I use paper wireframe templates to work through a series of design iterations. Using loose pieces of paper has several benefits over sketching in a notebook. These templates compliment the use of a notebook. Sometimes more constraints are a good thing.
- Motivating to fill: Since the page has 6 empty boxes, it’s a motivational aide to come up with 6 different designs. Whereas an empty page of a notebook lacks this constraint.
- Easier to share: Passing a notebook around a conference table works fine, but printing copies of your sketches and passing them around is even better.
- Non-designer friendly: They’re a lower barrier to entry for business and development folks. A template with predefined boxes provides an additional frame of reference. A blank page can be intimidating if you’re not comfortable with it.
- Highly visible: As soon as you’re done sketching you can post the page to a wall or sketchboard. A sketch in a closed notebook lacks visibility. I leave my sketches sitting on a desk behind my workstation. Passersby can see them and I’m frequently asked to explain my sketches to curious co-workers.

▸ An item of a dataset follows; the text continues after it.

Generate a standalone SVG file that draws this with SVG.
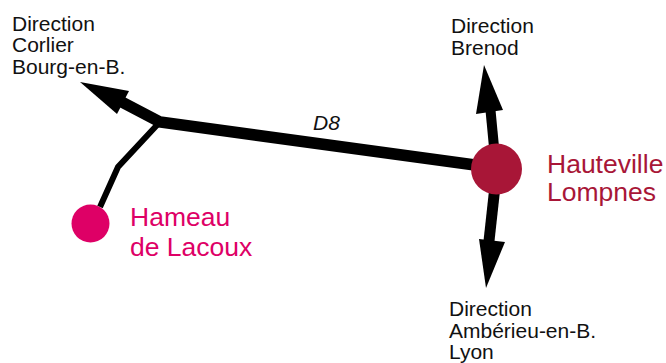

- View all sketches at once: A great way to view all your sketches at once is by spreading them out on a table. It’s impossible to do with sketches in a notebook, unless you’ve scanned and printed them.
- Sketchboard-ready: Paper templates are easily taped to butcher paper hanging on the wall. It aides visibility and entices colleagues to comment and discuss the work.
I first used Adaptive Path‘s wireframe templates, but they weren’t exactly right for me. I didn’t like the grid lines, because I know how to draw a straight line. And their templates didn’t leave enough room for my notes, since I like to annotate around my sketch, rather than leave a separate column for notes on the right. So, like any scrappy UX designer would, I made my own templates.
Download my paper wireframe templates(7-page PDF). I originally designed 7 variations of box layouts, but after using them for a month or so, I find that only use 2 or 3 of them primarily. I’d like to hear which ones you find most useful, so please let me know if you like them or not.
A sketchboard is a phenomenal tool used to encourage collaboration and gather feedback. Sketchboards create an environment for your paper wireframe templates to live in. Here’s one of my sketchboards with all my sketching tools in action. This is my first sketchboard, and it turned out pretty well. After a month, it’s still hanging on the wall for everyone on the development and sales teams to see and comment on.
In an upcoming article I’ll explain how I used a sketchboard to develop an internal web app for my company. In the mean time, if you’d like to learn more about sketchboards read Brandon Schauer’s excellent article Sketchboards: discover faster + better ux solutions.
It takes time to get the right mixture of tools, but once you find it, solving the real problems becomes all the more enjoyable. Sketch as much as possible and you’re bound to get better. And don’t be timid about trying something new, dive in and even if it doesn’t work, you’ll have learned something valuable in the process.
If you read books, and you’d like to learn more about sketching, I highly recommend reading Bill Buxton’s book, “Sketching User Experiences.” (Or if you’re in the Boston area on October 7th, come to the next UX Book Club: Boston to join in a discussion about Buxton’s title.) Cheers, and thanks for reading!